Monday, August 04, 2008

Distance Education Authentication - Just the Facts

Okay, I'm back. Nine days of being disconnected was an interesting experiment - but I'm really glad to be back online again.

As I previously reported (also here), those of us who are in the distance education business will not be required to start treating our students as criminals. We now have the final clarifying language (actually called the Statement of the Managers) regarding the Higher Ed Act especially as it relates to distance education. Contrary to some of the original fears (including my own), this Congressional act will NOT have the effect of making us put ankle bracelets on all online students - nor will we have to install webcams throughout their houses to watch their every move. Instead, we have to make sure that they authenticate (with username and password) each and every time that they login to our online courses - something that most of us are already doing.

A great deal of work was done to get this clarifying language into place. Leading the charge was Fred Lokken, chair of the ITC Board, David Baime, Vice President for Government Relations for the AACC, and people working in the office of Senator Henry Reid (D, Nevada) who was one of the bill's chief authors.

Here is the important part of the clarifying language (see page 136):

"The Senate amendment and the House bill require accrediting agencies to require that institutions of higher education offering distance education programs have a process by which the institution of higher education establishes that a student registered for a distance education course is the same student that participates in, completes, and receives credit for the course."

"The Conferees adopt the provision as proposed by both the Senate and the House. The Conferees expect institutions that offer distance education to have security mechanisms in place, such as identification numbers or other pass code information required to be used each time the student participates in class time or coursework on-line. As new identification technologies are developed and become more sophisticated, less expensive and more mainstream, the Conferees anticipate that accrediting agencies or associations and institutions will consider their use in the future. The Conferees do not intend that institutions use or rely on any technology that interferes with the privacy of the student and expect that students' privacy will be protected with whichever method the institutions choose to utilize."

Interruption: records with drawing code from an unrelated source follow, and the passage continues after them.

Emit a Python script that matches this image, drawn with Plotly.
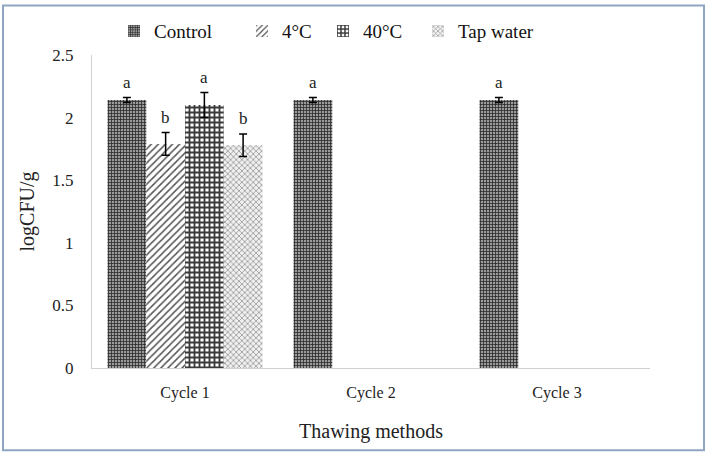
import plotly.graph_objects as go

categories = ["Cycle 1", "Cycle 2", "Cycle 3"]
series_names = ["Control", "4°C", "40°C", "Tap water"]
control_vals = [2.14, 2.14, 2.14]
cold_vals = [1.79, None, None]
warm_vals = [2.10, None, None]
tap_vals = [1.78, None, None]
control_err = [0.02, 0.02, 0.02]
cold_err = [0.09, None, None]
warm_err = [0.10, None, None]
tap_err = [0.09, None, None]
control_letters = ["a", "a", "a"]
cold_letters = ["b", None, None]
warm_letters = ["a", None, None]
tap_letters = ["b", None, None]

values = [control_vals, cold_vals, warm_vals, tap_vals]
errors = [control_err, cold_err, warm_err, tap_err]
letters = [control_letters, cold_letters, warm_letters, tap_letters]

styles = [
    dict(shape="+", fg="#2a2a2a", bg="#9a9a9a", size=3, solidity=0.45),
    dict(shape="/", fg="#555555", bg="#ffffff", size=5, solidity=0.3),
    dict(shape="+", fg="#3a3a3a", bg="#ffffff", size=5, solidity=0.6),
    dict(shape="x", fg="#a0a0a0", bg="#f0f0f0", size=4, solidity=0.4),
]

FONT = "Liberation Serif"
W, L, R, T, B, H = 707, 92, 57, 52, 86, 454
pw = W - L - R
ph = H - T - B
def px_x(p):
    return (p - L) / pw
def px_y(p):
    return (H - B - p) / ph

legend_ids = ["legend", "legend2", "legend3", "legend4"]
legend_px = [114, 242, 323, 418]

fig = go.Figure()
for name, vals, errs, st, lid in zip(series_names, values, errors, styles, legend_ids):
    fig.add_trace(go.Bar(
        name=name, x=categories, y=vals, legend=lid, showlegend=True,
        marker=dict(color=st["bg"], line=dict(width=0),
                    pattern=dict(shape=st["shape"], fgcolor=st["fg"], bgcolor=st["bg"],
                                 size=st["size"], solidity=st["solidity"], fillmode="replace")),
        error_y=dict(type="data", array=errs, visible=True, color="black", thickness=1.5, width=4),
    ))

cat_w = pw / len(categories)
bargap = 0.167
bar_w = cat_w * (1 - bargap) / 4
offsets = [(-1.5 + i) * bar_w for i in range(4)]

annotations = []
for i, (vals, errs, lets) in enumerate(zip(values, errors, letters)):
    for c, v, e, t in zip(categories, vals, errs, lets):
        if v is None or t is None:
            continue
        annotations.append(dict(x=c, y=v + e, text=t, showarrow=False, xref="x", yref="y",
                                xshift=offsets[i], yanchor="bottom", yshift=4,
                                font=dict(family=FONT, size=17, color="#222")))

legend_layouts = {}
for lid, lx in zip(legend_ids, legend_px):
    legend_layouts[lid] = dict(orientation="h", x=px_x(lx), xanchor="left", y=px_y(28),
                               yanchor="middle", bgcolor="rgba(0,0,0,0)",
                               font=dict(family=FONT, size=19, color="#111"), itemwidth=30)

fig.update_layout(
    width=W, height=H,
    margin=dict(l=L, r=R, t=T, b=B),
    paper_bgcolor="white", plot_bgcolor="white",
    barmode="group", bargap=bargap, bargroupgap=0,
    showlegend=True,
    font=dict(family=FONT, size=14, color="#222"),
    annotations=annotations,
    shapes=[dict(type="rect", xref="paper", yref="paper",
                 x0=px_x(3), x1=px_x(704), y0=px_y(451), y1=px_y(2),
                 line=dict(color="#8ea6c2", width=2))],
    **legend_layouts,
)
fig.update_yaxes(range=[0, 2.5], dtick=0.5, showline=True, linecolor="#d0d0d0", linewidth=1,
                 showgrid=False, zeroline=False, ticks="", ticklabelstandoff=14,
                 tickfont=dict(family=FONT, size=17),
                 title=dict(text="logCFU/g", font=dict(family=FONT, size=20), standoff=12))
fig.update_xaxes(showline=True, linecolor="#d0d0d0", linewidth=1, ticks="",
                 ticklabelstandoff=10, tickfont=dict(family=FONT, size=16),
                 title=dict(text="Thawing methods", font=dict(family=FONT, size=20), standoff=22))

fig.write_html("out.html", post_script="document.body.style.margin='0';",
               config={"displayModeBar": False})
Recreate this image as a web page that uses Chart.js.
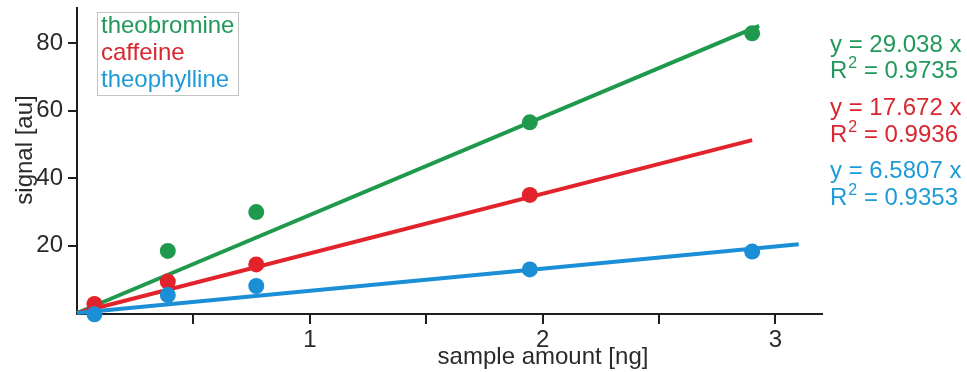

Take a deep breath. Life goes on.Voices of reason have been heard. Hallelujah, or something like that.


Anonymous said...

Huh? What does this mean for all of us using open, third-party systems for teaching where our students aren't necessarily logging in?

Barry Dahl said...

Apparently it does add a new layer of concern for those where distance students do required course work outside of a password protected environment (no LMS, for example). Probably 95-98% of the distance learning happening in the U.S. is already in compliance with the username/password authentication that the law requires. However, it's not very forward-looking, is it?